ROMANIAN NEW WAVE
Coinciding with the release of Corneliu Porumboiu’s new comedic thriller The Whistlers, and the final days of our Romanian intern Ted Grindei working at our cinema, we bring an ode to the Romanian New Wave movement. Usually set in the last 30 years (from the final years of communism to the present day), the new wave films add up to a vivid record of the country’s history at a time of frequent crisis. Romania’s strongest cinematic era began in the early 2000s and produced a string of award-winning films, six of which we’ll be showing during this program.
The Romanian directors share a realism that draws on the aesthetics of documentary filmmaking: location shooting, long takes and natural lighting.
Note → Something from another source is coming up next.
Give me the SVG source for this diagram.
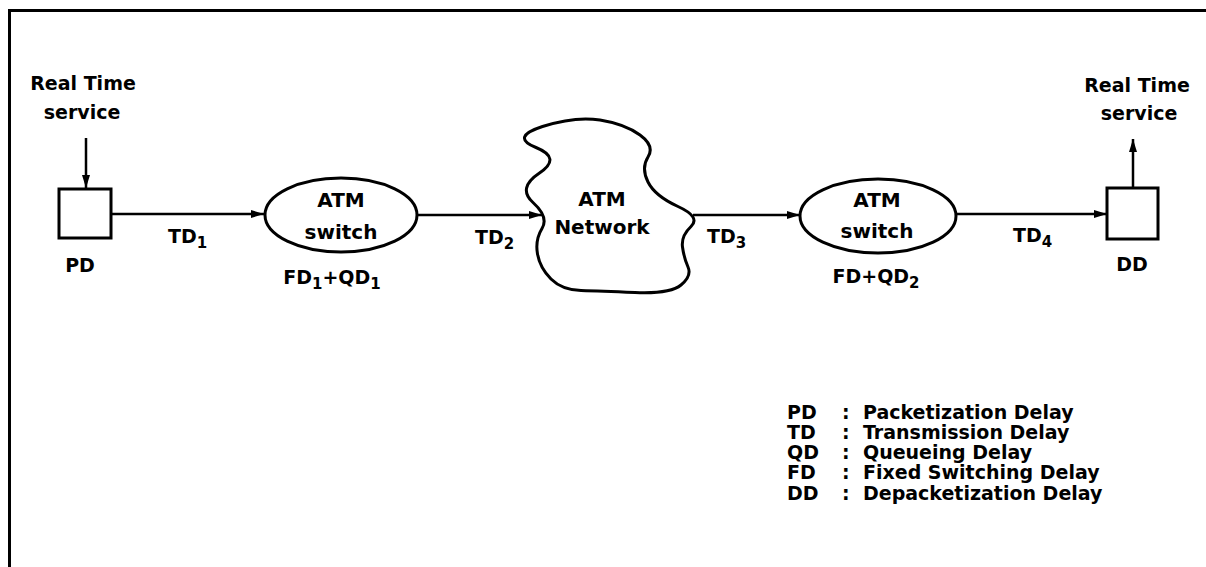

Through long, deadpan sequences, the filmmakers show the way ordinary life is lived: a world where people still suffer the bureaucracy, privation and corruption that was supposedly banished with the death of Ceausescu in 1989. With a sensitivity to the particularity of daily life, the directors focus on how something happens instead of what happens.
Emerging almost out of nowhere and making their films with little means, the young directors brought Romanian cinema to a new level. Nowadays Romanian cinema is witnessing its greatest success ever and is receiving its well-deserved international acknowledgement.
All these films will be screened with English subtitles!